As always, let me know if you’ve found this useful, you think any of these points are off-base, or you have any other feedback on these ideas!
Some relevant coverage and takes include: this post from Dean Ball, this post from Jonathan Stray, and this coverage from the NYT podcast “Hard Fork”.
I’ll maintain a changelog at the end of the post with any major updates or clarifications.
Building heavily on thinking from Posner and Weyl’s“Radical Markets” and Brunton and Nissenbaum’s “Obfuscation”, among many other ideas from computer science, sociology, and economics.
Data poisoning remains an ethically and legally complicated avenue for leverage. In this post I’ll focus just on relatively simple approaches to data leverage that are lawful and legible. There may be cases where certain actors may prefer data poisoning, and there are certain types of data poisoning and obfuscation that are absolutely lawful (though they may violate certain Terms of Service).
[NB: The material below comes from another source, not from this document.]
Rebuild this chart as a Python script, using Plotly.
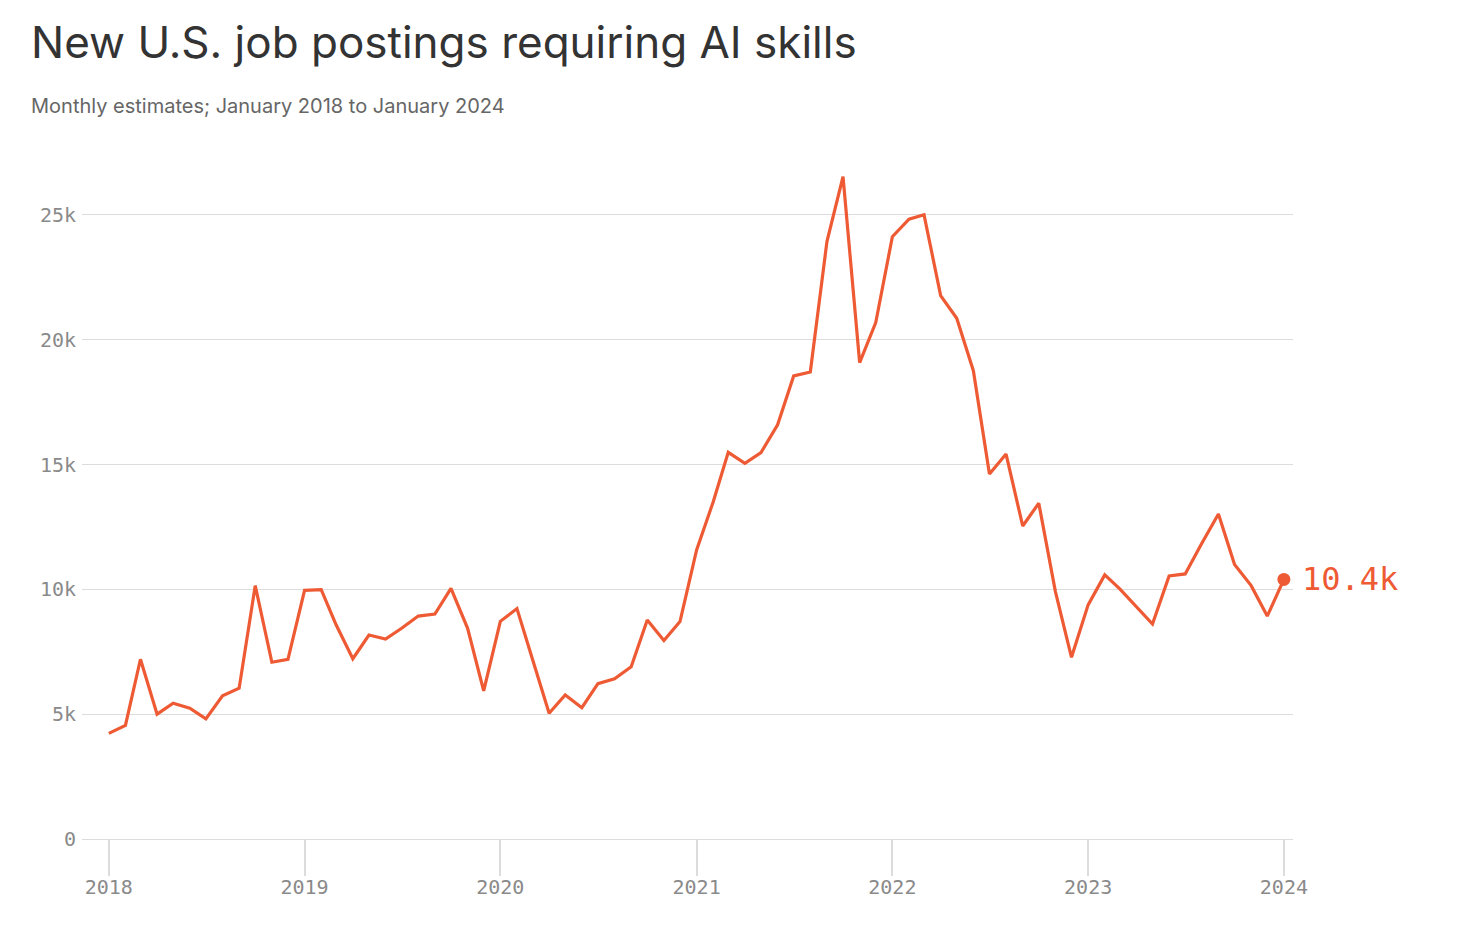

See e.g. the works from the 2025 NeurIPS workshop on Algorithmic Collective Action
Emerging literature on benchmark saturation and ecological validity provides some empirical grounding for understanding specific contexts where evaluators can have outsized leverage, see e.g. Akhtar et al.’s “When AI Benchmarks Plateau: A Systematic Study of Benchmark Saturation” and Wang et al.’s “How Well Does Agent Development Reflect Real-World Work?”. The broader literature on the impact of human feedback is also relevant, e.g. the InstructGPT paper from Ouyang et al.
To be very clear, it is certainly true that labs will try to reduce dependence on both public data and user data by instead using licensed data, partnerships, synthetic data, and private corpora. This doesn’t kill leverage, it just pushes leverage toward scarce data.